DESCRIPTION OF THE TASK
Go through the material and write it all out exactly, minus the pictures.

DATA SEGMENT
* * * * *

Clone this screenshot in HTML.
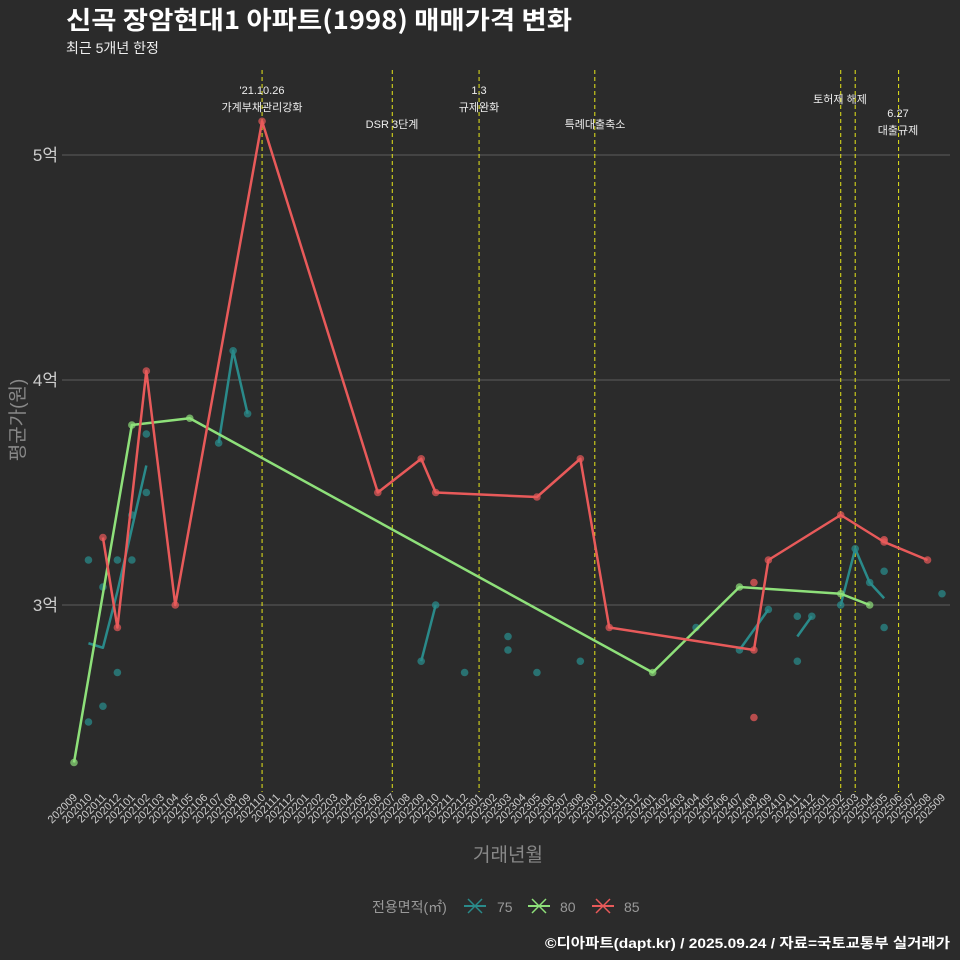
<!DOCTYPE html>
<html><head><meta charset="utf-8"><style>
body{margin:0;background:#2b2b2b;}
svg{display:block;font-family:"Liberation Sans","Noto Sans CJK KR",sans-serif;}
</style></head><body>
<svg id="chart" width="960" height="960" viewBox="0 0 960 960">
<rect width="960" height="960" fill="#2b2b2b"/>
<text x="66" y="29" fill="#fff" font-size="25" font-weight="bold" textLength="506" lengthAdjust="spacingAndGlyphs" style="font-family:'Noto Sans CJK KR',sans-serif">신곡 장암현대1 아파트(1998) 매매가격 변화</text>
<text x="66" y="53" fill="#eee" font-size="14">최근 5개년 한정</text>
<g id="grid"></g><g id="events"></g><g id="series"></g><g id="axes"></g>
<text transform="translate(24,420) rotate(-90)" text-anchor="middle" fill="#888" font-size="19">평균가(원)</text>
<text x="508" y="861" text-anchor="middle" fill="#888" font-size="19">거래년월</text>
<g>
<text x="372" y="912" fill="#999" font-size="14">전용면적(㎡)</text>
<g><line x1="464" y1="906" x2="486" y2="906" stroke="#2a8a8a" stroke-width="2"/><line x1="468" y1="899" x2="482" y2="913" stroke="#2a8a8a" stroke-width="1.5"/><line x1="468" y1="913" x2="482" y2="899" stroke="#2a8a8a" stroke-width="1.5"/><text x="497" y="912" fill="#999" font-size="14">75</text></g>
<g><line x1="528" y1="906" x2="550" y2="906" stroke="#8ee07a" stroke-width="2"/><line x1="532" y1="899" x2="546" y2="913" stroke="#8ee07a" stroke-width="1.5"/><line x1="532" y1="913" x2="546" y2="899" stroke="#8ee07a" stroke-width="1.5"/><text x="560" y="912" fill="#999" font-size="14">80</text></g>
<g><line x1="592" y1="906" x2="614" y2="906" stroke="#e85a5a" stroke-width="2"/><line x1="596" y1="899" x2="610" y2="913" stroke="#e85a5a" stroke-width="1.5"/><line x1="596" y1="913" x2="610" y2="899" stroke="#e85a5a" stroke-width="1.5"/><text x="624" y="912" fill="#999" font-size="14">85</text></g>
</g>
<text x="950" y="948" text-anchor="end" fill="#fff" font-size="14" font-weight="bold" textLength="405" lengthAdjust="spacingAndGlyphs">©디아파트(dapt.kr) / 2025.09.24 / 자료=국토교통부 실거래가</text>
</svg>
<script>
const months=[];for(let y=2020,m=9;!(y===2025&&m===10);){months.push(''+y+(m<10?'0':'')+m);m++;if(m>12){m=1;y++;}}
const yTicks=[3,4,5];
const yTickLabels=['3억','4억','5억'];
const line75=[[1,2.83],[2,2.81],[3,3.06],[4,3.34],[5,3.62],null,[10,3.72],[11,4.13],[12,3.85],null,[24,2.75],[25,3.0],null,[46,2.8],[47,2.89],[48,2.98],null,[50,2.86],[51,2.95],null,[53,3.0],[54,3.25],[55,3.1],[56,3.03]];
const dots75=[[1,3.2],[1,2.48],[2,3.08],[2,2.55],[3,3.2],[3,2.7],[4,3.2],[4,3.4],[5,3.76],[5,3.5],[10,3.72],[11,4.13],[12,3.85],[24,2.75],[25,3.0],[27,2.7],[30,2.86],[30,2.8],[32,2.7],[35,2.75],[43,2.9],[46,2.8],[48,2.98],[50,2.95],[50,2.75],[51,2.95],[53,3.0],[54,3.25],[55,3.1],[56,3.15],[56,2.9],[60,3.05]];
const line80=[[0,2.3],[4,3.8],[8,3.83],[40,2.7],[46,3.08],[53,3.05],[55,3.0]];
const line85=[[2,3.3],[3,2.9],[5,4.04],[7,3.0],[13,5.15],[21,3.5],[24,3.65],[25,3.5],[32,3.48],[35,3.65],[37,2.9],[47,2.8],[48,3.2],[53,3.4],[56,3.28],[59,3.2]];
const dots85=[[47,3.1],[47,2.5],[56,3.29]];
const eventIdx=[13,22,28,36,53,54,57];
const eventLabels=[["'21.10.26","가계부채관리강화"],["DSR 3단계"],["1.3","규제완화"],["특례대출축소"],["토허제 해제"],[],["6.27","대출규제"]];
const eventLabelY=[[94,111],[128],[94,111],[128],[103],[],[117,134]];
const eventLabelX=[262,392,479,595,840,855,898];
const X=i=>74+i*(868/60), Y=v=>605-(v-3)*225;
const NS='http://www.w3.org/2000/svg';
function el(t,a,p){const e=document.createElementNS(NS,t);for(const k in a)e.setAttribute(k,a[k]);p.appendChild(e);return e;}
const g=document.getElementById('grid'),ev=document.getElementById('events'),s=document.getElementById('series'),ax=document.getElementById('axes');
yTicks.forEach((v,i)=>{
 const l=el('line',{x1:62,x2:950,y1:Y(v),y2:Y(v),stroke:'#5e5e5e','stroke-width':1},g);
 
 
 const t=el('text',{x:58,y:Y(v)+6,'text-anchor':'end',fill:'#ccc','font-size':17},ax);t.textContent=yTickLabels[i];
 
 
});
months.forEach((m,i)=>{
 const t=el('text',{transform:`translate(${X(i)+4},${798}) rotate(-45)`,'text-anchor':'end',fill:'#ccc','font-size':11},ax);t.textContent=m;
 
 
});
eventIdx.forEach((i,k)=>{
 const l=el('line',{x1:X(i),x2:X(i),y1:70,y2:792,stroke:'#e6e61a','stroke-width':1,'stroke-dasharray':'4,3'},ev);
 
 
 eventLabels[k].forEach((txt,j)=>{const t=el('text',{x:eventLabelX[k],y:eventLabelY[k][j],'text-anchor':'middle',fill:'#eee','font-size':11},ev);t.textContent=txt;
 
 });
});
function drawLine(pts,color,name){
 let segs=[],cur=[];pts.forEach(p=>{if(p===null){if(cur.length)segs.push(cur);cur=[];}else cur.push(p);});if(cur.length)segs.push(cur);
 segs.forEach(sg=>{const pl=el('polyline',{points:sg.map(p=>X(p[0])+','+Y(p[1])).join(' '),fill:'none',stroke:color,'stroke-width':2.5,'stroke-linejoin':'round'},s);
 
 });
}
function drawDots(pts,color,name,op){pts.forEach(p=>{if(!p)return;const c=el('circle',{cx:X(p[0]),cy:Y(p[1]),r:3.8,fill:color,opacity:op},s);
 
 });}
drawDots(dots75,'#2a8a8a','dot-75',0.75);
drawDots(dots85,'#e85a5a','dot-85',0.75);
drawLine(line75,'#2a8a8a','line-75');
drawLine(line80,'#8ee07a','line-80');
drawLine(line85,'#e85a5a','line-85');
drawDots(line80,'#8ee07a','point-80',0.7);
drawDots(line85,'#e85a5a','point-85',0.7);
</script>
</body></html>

* * * * *

ANSWER TO THIS PROBLEM
Clone this screenshot in HTML.
<!DOCTYPE html>
<html><head><meta charset="utf-8"><style>
body{margin:0;background:#2b2b2b;}
svg{display:block;font-family:"Liberation Sans","Noto Sans CJK KR",sans-serif;}
</style></head><body>
<svg id="chart" width="960" height="960" viewBox="0 0 960 960">
<rect width="960" height="960" fill="#2b2b2b"/>
<text x="66" y="29" fill="#fff" font-size="25" font-weight="bold" textLength="506" lengthAdjust="spacingAndGlyphs" style="font-family:'Noto Sans CJK KR',sans-serif">신곡 장암현대1 아파트(1998) 매매가격 변화</text>
<text x="66" y="53" fill="#eee" font-size="14">최근 5개년 한정</text>
<g id="grid"></g><g id="events"></g><g id="series"></g><g id="axes"></g>
<text transform="translate(24,420) rotate(-90)" text-anchor="middle" fill="#888" font-size="19">평균가(원)</text>
<text x="508" y="861" text-anchor="middle" fill="#888" font-size="19">거래년월</text>
<g>
<text x="372" y="912" fill="#999" font-size="14">전용면적(㎡)</text>
<g><line x1="464" y1="906" x2="486" y2="906" stroke="#2a8a8a" stroke-width="2"/><line x1="468" y1="899" x2="482" y2="913" stroke="#2a8a8a" stroke-width="1.5"/><line x1="468" y1="913" x2="482" y2="899" stroke="#2a8a8a" stroke-width="1.5"/><text x="497" y="912" fill="#999" font-size="14">75</text></g>
<g><line x1="528" y1="906" x2="550" y2="906" stroke="#8ee07a" stroke-width="2"/><line x1="532" y1="899" x2="546" y2="913" stroke="#8ee07a" stroke-width="1.5"/><line x1="532" y1="913" x2="546" y2="899" stroke="#8ee07a" stroke-width="1.5"/><text x="560" y="912" fill="#999" font-size="14">80</text></g>
<g><line x1="592" y1="906" x2="614" y2="906" stroke="#e85a5a" stroke-width="2"/><line x1="596" y1="899" x2="610" y2="913" stroke="#e85a5a" stroke-width="1.5"/><line x1="596" y1="913" x2="610" y2="899" stroke="#e85a5a" stroke-width="1.5"/><text x="624" y="912" fill="#999" font-size="14">85</text></g>
</g>
<text x="950" y="948" text-anchor="end" fill="#fff" font-size="14" font-weight="bold" textLength="405" lengthAdjust="spacingAndGlyphs">©디아파트(dapt.kr) / 2025.09.24 / 자료=국토교통부 실거래가</text>
</svg>
<script>
const months=[];for(let y=2020,m=9;!(y===2025&&m===10);){months.push(''+y+(m<10?'0':'')+m);m++;if(m>12){m=1;y++;}}
const yTicks=[3,4,5];
const yTickLabels=['3억','4억','5억'];
const line75=[[1,2.83],[2,2.81],[3,3.06],[4,3.34],[5,3.62],null,[10,3.72],[11,4.13],[12,3.85],null,[24,2.75],[25,3.0],null,[46,2.8],[47,2.89],[48,2.98],null,[50,2.86],[51,2.95],null,[53,3.0],[54,3.25],[55,3.1],[56,3.03]];
const dots75=[[1,3.2],[1,2.48],[2,3.08],[2,2.55],[3,3.2],[3,2.7],[4,3.2],[4,3.4],[5,3.76],[5,3.5],[10,3.72],[11,4.13],[12,3.85],[24,2.75],[25,3.0],[27,2.7],[30,2.86],[30,2.8],[32,2.7],[35,2.75],[43,2.9],[46,2.8],[48,2.98],[50,2.95],[50,2.75],[51,2.95],[53,3.0],[54,3.25],[55,3.1],[56,3.15],[56,2.9],[60,3.05]];
const line80=[[0,2.3],[4,3.8],[8,3.83],[40,2.7],[46,3.08],[53,3.05],[55,3.0]];
const line85=[[2,3.3],[3,2.9],[5,4.04],[7,3.0],[13,5.15],[21,3.5],[24,3.65],[25,3.5],[32,3.48],[35,3.65],[37,2.9],[47,2.8],[48,3.2],[53,3.4],[56,3.28],[59,3.2]];
const dots85=[[47,3.1],[47,2.5],[56,3.29]];
const eventIdx=[13,22,28,36,53,54,57];
const eventLabels=[["'21.10.26","가계부채관리강화"],["DSR 3단계"],["1.3","규제완화"],["특례대출축소"],["토허제 해제"],[],["6.27","대출규제"]];
const eventLabelY=[[94,111],[128],[94,111],[128],[103],[],[117,134]];
const eventLabelX=[262,392,479,595,840,855,898];
const X=i=>74+i*(868/60), Y=v=>605-(v-3)*225;
const NS='http://www.w3.org/2000/svg';
function el(t,a,p){const e=document.createElementNS(NS,t);for(const k in a)e.setAttribute(k,a[k]);p.appendChild(e);return e;}
const g=document.getElementById('grid'),ev=document.getElementById('events'),s=document.getElementById('series'),ax=document.getElementById('axes');
yTicks.forEach((v,i)=>{
 const l=el('line',{x1:62,x2:950,y1:Y(v),y2:Y(v),stroke:'#5e5e5e','stroke-width':1},g);
 
 
 const t=el('text',{x:58,y:Y(v)+6,'text-anchor':'end',fill:'#ccc','font-size':17},ax);t.textContent=yTickLabels[i];
 
 
});
months.forEach((m,i)=>{
 const t=el('text',{transform:`translate(${X(i)+4},${798}) rotate(-45)`,'text-anchor':'end',fill:'#ccc','font-size':11},ax);t.textContent=m;
 
 
});
eventIdx.forEach((i,k)=>{
 const l=el('line',{x1:X(i),x2:X(i),y1:70,y2:792,stroke:'#e6e61a','stroke-width':1,'stroke-dasharray':'4,3'},ev);
 
 
 eventLabels[k].forEach((txt,j)=>{const t=el('text',{x:eventLabelX[k],y:eventLabelY[k][j],'text-anchor':'middle',fill:'#eee','font-size':11},ev);t.textContent=txt;
 
 });
});
function drawLine(pts,color,name){
 let segs=[],cur=[];pts.forEach(p=>{if(p===null){if(cur.length)segs.push(cur);cur=[];}else cur.push(p);});if(cur.length)segs.push(cur);
 segs.forEach(sg=>{const pl=el('polyline',{points:sg.map(p=>X(p[0])+','+Y(p[1])).join(' '),fill:'none',stroke:color,'stroke-width':2.5,'stroke-linejoin':'round'},s);
 
 });
}
function drawDots(pts,color,name,op){pts.forEach(p=>{if(!p)return;const c=el('circle',{cx:X(p[0]),cy:Y(p[1]),r:3.8,fill:color,opacity:op},s);
 
 });}
drawDots(dots75,'#2a8a8a','dot-75',0.75);
drawDots(dots85,'#e85a5a','dot-85',0.75);
drawLine(line75,'#2a8a8a','line-75');
drawLine(line80,'#8ee07a','line-80');
drawLine(line85,'#e85a5a','line-85');
drawDots(line80,'#8ee07a','point-80',0.7);
drawDots(line85,'#e85a5a','point-85',0.7);
</script>
</body></html>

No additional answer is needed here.